The birthday stops mattering not because the man stopped caring about his life.
But because life stopped giving him enough to care about.
Birthdays Didn't Fail. They Just Stopped Lying.
This is the part that most conversations about birthday indifference miss.
Birthdays didn't lose meaning.
They became accurate.
A birthday reflects your internal sense of your own life back at you. It cannot be managed or distracted. It just shows up once a year with a quiet question: how does it feel to be you, today, at this age?
When life has direction — when there's visible evidence that the year was not identical to the one before it — the birthday carries weight. Sometimes excitement. Sometimes just something that feels quietly earned.
When life is a loop, the birthday feels like what it is.
Another lap.
Birthdays don't fail men. Life without a visible narrative does.
When there's no sense of story — no direction, no transformation, no feeling that this chapter is different from the last — even celebrations stop landing. They have nowhere to go. The meaning was never in the day.

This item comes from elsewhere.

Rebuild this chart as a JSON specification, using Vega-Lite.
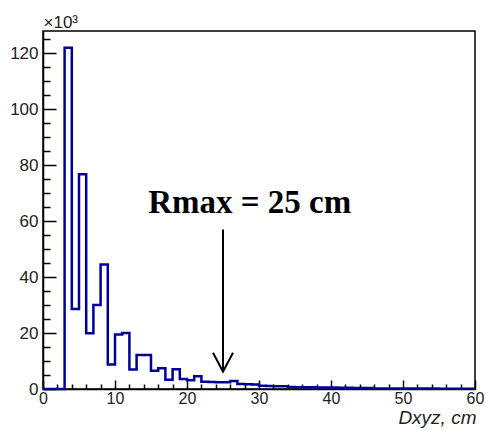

It was in everything that happened before it.
The Day Keeps Coming Whether You're Ready or Not
There is no clean ending to this.
No habit list that makes the birthday feel different. No reframe that fixes the day without first fixing the year.
A man who ends the year having moved toward something that genuinely matters to him — built something real, changed in a way he can actually feel — doesn't wake up on his birthday feeling nothing. Something is there. He can point at it.
A man who hasn't doesn't.
The birthday is just the day it becomes impossible to ignore.
At seven, you couldn't sleep the night before.
Not because you were excited about a party.
Because something was coming.
At some point, you stop waiting.
Not because you outgrew it.
But because nothing changed enough to wait for.